Why did the studio not move everything to local?
Because demanding tasks needed frontier capability their local hardware could not match. They moved only routine, high-volume drafting and kept hard work on the cloud. Scoping the move to the right tasks is what made it succeed.
What was the biggest near-failure?
Starting with too large a model, which ran slowly and almost killed the effort. Dropping to a smaller, well-fitted model fixed the speed. The lesson is to fit the model to the hardware before judging whether local works.
How did they measure success?
Against the clear goals they set: routine drafting cost shifted from a variable bill to a fixed hardware cost, and confidential text stopped leaving their network. Clear upfront goals are what made the outcome measurable rather than just a feeling.
Could a solo operator follow the same path?
Yes. The logic β move high-volume low-stakes work local, keep frontier tasks on the cloud, fit the model to your hardware β works at any scale. A solo operator simply wears all the roles at once.
What made the rollout stick?
Documenting the setup so anyone could run it the same way turned a personal experiment into a durable team capability.
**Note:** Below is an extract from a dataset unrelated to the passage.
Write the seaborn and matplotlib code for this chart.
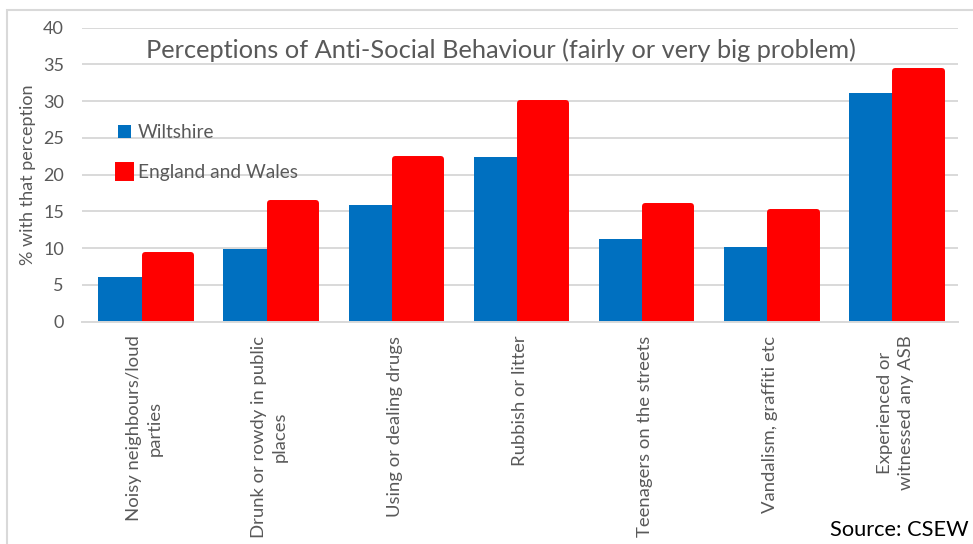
import pandas as pd
import seaborn as sns
from matplotlib import pyplot as plt
from matplotlib.patches import Rectangle

categories = [
    "Noisy neighbours/loud\nparties",
    "Drunk or rowdy in public\nplaces",
    "Using or dealing drugs",
    "Rubbish or litter",
    "Teenagers on the streets",
    "Vandalism, graffiti etc",
    "Experienced or\nwitnessed any ASB",
]
wiltshire = [6.1, 9.9, 15.9, 22.4, 11.2, 10.2, 31.1]
england_wales = [9.1, 16.1, 22.2, 29.8, 15.8, 14.9, 34.1]
series = ["Wiltshire", "England and Wales"]
colors = ["#0070c0", "#ff0000"]

df = pd.DataFrame({
    "category": categories * 2,
    "value": wiltshire + england_wales,
    "area": [series[0]] * len(categories) + [series[1]] * len(categories),
})

sns.set_theme(style="white")
plt.rcParams['font.family'] = ['Lato', 'DejaVu Sans']
grey = "#595959"

fig = plt.figure(figsize=(9.73, 5.44), dpi=100)
ax = fig.add_axes([0.0843, 0.4086, 0.9003, 0.5404])

sns.barplot(data=df, x="category", y="value", hue="area", hue_order=series,
            palette=dict(zip(series, colors)), saturation=1, width=0.74,
            legend=False, ax=ax)

# red bars have a thick rounded outline, like the excel original
for bar in ax.containers[1]:
    bar.set_edgecolor(colors[1])
    bar.set_linewidth(4.3)
    bar.set_joinstyle("round")
for bar in ax.containers[0]:
    bar.set_linewidth(0)

ax.set_xlim(-0.5, 6.5)
ax.set_ylim(0, 40)
ax.set_yticks(range(0, 41, 5))
ax.yaxis.grid(True, color="#d9d9d9", linewidth=1.4)
ax.set_axisbelow(True)
for side in ["top", "right", "left"]:
    ax.spines[side].set_visible(False)
ax.spines["bottom"].set_color("#d9d9d9")
ax.spines["bottom"].set_linewidth(1.4)

ax.tick_params(axis="y", length=0, pad=13, labelsize=13, labelcolor=grey)
ax.tick_params(axis="x", length=0, pad=10, labelsize=13.3, labelcolor=grey)
ax.set_xticks(range(len(categories)))
ax.set_xticklabels(categories, rotation=90, ha="center", va="top",
                   multialignment="center", linespacing=1.35)
ax.set_xlabel("")
ax.set_ylabel("% with that perception", fontsize=13, color=grey, labelpad=5)

ax.text(0.478, 0.922, "Perceptions of Anti-Social Behaviour (fairly or very big problem)",
        transform=ax.transAxes, ha="center", va="center", fontsize=18.3, color=grey)

ax.legend(ax.containers, series, loc="upper left", bbox_to_anchor=(0.021, 0.73),
          frameon=False, fontsize=13.8, labelcolor=grey, handlelength=0.7,
          handleheight=0.7, handletextpad=0.35, labelspacing=1.2)

fig.text(0.995, 0.008, "Source: CSEW", ha="right", va="bottom", fontsize=15.7, color="black")

fig.add_artist(Rectangle((7 / 973, -0.1), 1.2, 1.0816, transform=fig.transFigure,
                         fill=False, edgecolor="#d9d9d9", linewidth=1.5, clip_on=False))

fig.savefig("out.png", dpi=100)
plt.close()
Without that documentation, the knowledge would have lived in one person's head and decayed.
Key Takeaways
- The move was driven by two pressures pointing the same way: a cloud bill that grew with usage and confidentiality requirements.
- The studio scoped the goal to routine, high-volume drafting and deliberately kept demanding tasks on the cloud.
- The near-failure came from oversizing the first model; fitting a smaller, well-quantized model to the hardware fixed it.
- Measurable outcomes followed clear goals: variable cost became fixed, and confidential text stopped leaving the network.
- The durable lessons are to match the tool to the task, fit the model before judging the idea, and document the setup so it sticks.